Having rebranded as Shaw and Partners and hired former Macquarie Private wealth chief executive, Earl Evans, in February 2015, chairman Paul Masi said the move represents a part of the company’s expansion into the financial advice industry.
“Our new head of private wealth, Earl Evans, has already signed 15 quality practitioners during the past three months alone and more are in the pipeline,” Mr Masi said.
“This high number of advisers is validation that more and more advisers from other practices, across Australia, recognise the benefits of being part of Shaw and Partners.
“We are also very close to appointing a new head of our institutional business,” he said.
Mr Masi added there will be considerable attention paid to minimising conflicts of interest within the advice business and the firm’s teams will be focused on providing holistic and non-aligned financial services.
“Our strong compliance regime and our cautious approach to organisational growth means we have not seen some of the issues being experienced across the rest of the industry,” he said.
“Our teams are non-aligned and do not push products. We have a business model that aims to minimise any conflicts of interest. This sets down a solid base for our ongoing and successful partnership with our teams and clients,” Mr Masi said.

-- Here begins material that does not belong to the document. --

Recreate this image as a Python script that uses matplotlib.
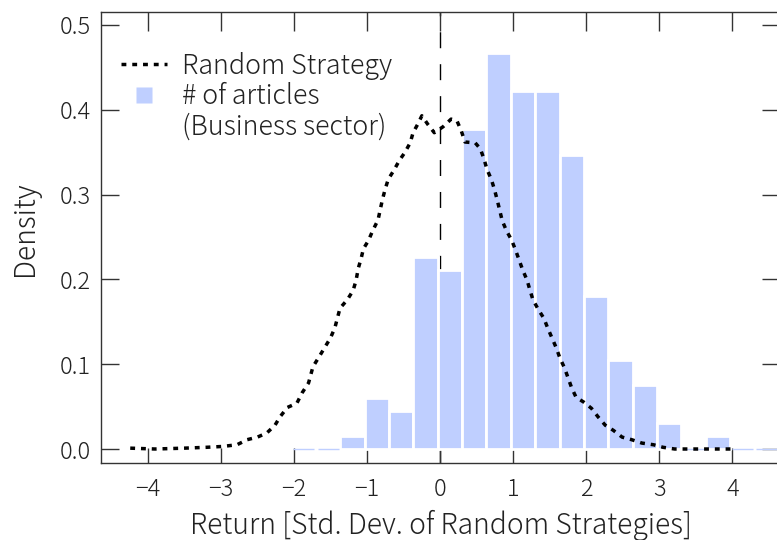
import matplotlib
matplotlib.use("Agg")
import matplotlib.pyplot as plt
from matplotlib.lines import Line2D

plt.rcParams['font.family'] = ['Noto Sans CJK JP', 'DejaVu Sans']
plt.rcParams['font.weight'] = 'light'
plt.rcParams['axes.labelweight'] = 'light'

# ---- data ----
hist_centers = [-1.867, -1.533, -1.2, -0.867, -0.533, -0.2, 0.133, 0.467, 0.8,
                1.133, 1.467, 1.8, 2.133, 2.467, 2.8, 3.133, 3.467, 3.8, 4.133, 4.467]
hist_density = [0.0, 0.0, 0.0151, 0.0603, 0.0452, 0.2261, 0.2111, 0.3769, 0.4673,
                0.4221, 0.4221, 0.3467, 0.1809, 0.1055, 0.0754, 0.0302, 0.0, 0.0151, 0.0, 0.0]
bin_width = 1.0 / 3.0

rand_x = [-4.24, -3.9, -3.5, -3.2, -2.98, -2.78, -2.64, -2.50, -2.37, -2.26, -2.19, -2.09,
          -1.96, -1.89, -1.80, -1.74, -1.64, -1.50, -1.44, -1.37, -1.27, -1.19, -1.15,
          -1.12, -1.08, -1.05, -0.98, -0.92, -0.85, -0.82, -0.79, -0.75, -0.71, -0.63,
          -0.56, -0.48, -0.41, -0.37, -0.30, -0.25, -0.17, -0.08, 0.04, 0.15, 0.23, 0.29,
          0.34, 0.48, 0.55, 0.60, 0.64, 0.70, 0.74, 0.78, 0.85, 0.91, 0.98, 1.03, 1.08,
          1.13, 1.19, 1.23, 1.27, 1.34, 1.42, 1.47, 1.53, 1.59, 1.64, 1.70, 1.75, 1.80,
          1.86, 1.97, 2.07, 2.16, 2.26, 2.37, 2.49, 2.62, 2.76, 2.92, 3.05, 3.21, 3.35,
          3.49, 3.65, 3.79, 3.98]
rand_y = [0.001, 0.0, 0.001, 0.002, 0.003, 0.005, 0.011, 0.014, 0.019, 0.028, 0.038, 0.049,
          0.054, 0.066, 0.078, 0.097, 0.111, 0.131, 0.143, 0.166, 0.176, 0.187, 0.199,
          0.213, 0.225, 0.236, 0.246, 0.258, 0.270, 0.282, 0.294, 0.307, 0.318, 0.329,
          0.340, 0.350, 0.361, 0.373, 0.384, 0.393, 0.383, 0.373, 0.380, 0.389, 0.387, 0.375,
          0.362, 0.361, 0.354, 0.342, 0.330, 0.318, 0.307, 0.294, 0.269, 0.257, 0.246, 0.235,
          0.223, 0.211, 0.199, 0.187, 0.176, 0.165, 0.154, 0.143, 0.131, 0.119, 0.107, 0.096,
          0.084, 0.072, 0.061, 0.055, 0.048, 0.038, 0.028, 0.022, 0.014, 0.011, 0.007, 0.005,
          0.002, 0.0, 0.0, 0.0, 0.0, 0.0, 0.0]

x_ticks = [-4, -3, -2, -1, 0, 1, 2, 3, 4]
y_ticks = [0.0, 0.1, 0.2, 0.3, 0.4, 0.5]

x_label = "Return [Std. Dev. of Random Strategies]"
y_label = "Density"
legend_labels = ["Random Strategy", "# of articles", "(Business sector)"]

# ---- style ----
bar_color = '#BFCFFF'
axis_color = '#333333'
text_color = '#222222'

fig = plt.figure(figsize=(7.77, 5.40), dpi=100)
ax = fig.add_axes([101/777, 77/540, 679/777, 451/540])

# reference line at zero (behind bars)
ax.axvline(0, color='black', lw=1.0, ls=(0, (11.5, 11.5)), zorder=1)

nz = [h > 0 for h in hist_density]
ax.bar([c for c, k in zip(hist_centers, nz) if k],
       [h for h, k in zip(hist_density, nz) if k],
       width=bin_width, color=bar_color, edgecolor='white', linewidth=2.0, zorder=2)
ax.bar([c for c, k in zip(hist_centers, nz) if not k],
       [h for h, k in zip(hist_density, nz) if not k],
       width=bin_width * 0.86, color=bar_color, edgecolor=bar_color, linewidth=1.0, zorder=2)

ax.plot(rand_x, rand_y, color='black', lw=2.5, ls=(0, (1.4, 1.7)),
        solid_capstyle='butt', dash_capstyle='butt', zorder=3)

ax.set_xlim(-4.64, 4.65)
ax.set_ylim(-0.0165, 0.5153)
ax.set_xticks(x_ticks)
ax.set_xticklabels(["\u2212%d" % -t if t < 0 else "%d" % t for t in x_ticks])
ax.set_yticks(y_ticks)
ax.set_yticklabels(["%.1f" % t for t in y_ticks])

for sp in ax.spines.values():
    sp.set_color(axis_color)
    sp.set_linewidth(1.0)

ax.tick_params(axis='both', direction='in', color=axis_color, width=1.0,
               labelsize=17, labelcolor=text_color)
ax.tick_params(axis='x', length=11, pad=10, top=True)
ax.tick_params(axis='y', length=13, pad=7.5, right=True)
for t in ax.xaxis.get_major_ticks():
    t.tick2line.set_markersize(13.5)

ax.set_xlabel(x_label, fontsize=20.3, color=text_color, va='baseline', fontweight='light')
ax.xaxis.set_label_coords(0.5, -0.158)
ax.set_ylabel(y_label, fontsize=20.3, color=text_color, va='center', fontweight='light')
ax.yaxis.set_label_coords(-0.112, 0.519)

handles = [
    Line2D([], [], color='black', lw=2.5, ls=(0, (1.4, 1.7)), dash_capstyle='butt'),
    Line2D([], [], ls='none', marker='s', markersize=11.5, markerfacecolor=bar_color,
           markeredgecolor='none'),
    Line2D([], [], ls='none'),
]
ax.legend(handles, legend_labels, loc='upper left', bbox_to_anchor=(0.03, 0.912),
          frameon=False, fontsize=19.3, handlelength=1.7, handletextpad=0.55,
          labelspacing=0.1, borderpad=0, borderaxespad=0, labelcolor=text_color)

fig.savefig('out.png', dpi=100)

The same fellow who speared Macquarie with the enforceable undertaking from ASIC? And the same chap who sank several hundred million $AUS in Canada a few years ago, doing exactly the same thing: Rapidly expanding and overpaying for mercenary advisors who will never make up the cost of signing them on? If I were a Shaw shareholder, I would pay attention to how much is spent on this expansion against the actual return to the firm. Shaw was barely profitable last year, I would bet they’re in the red now from this ‘expansion’.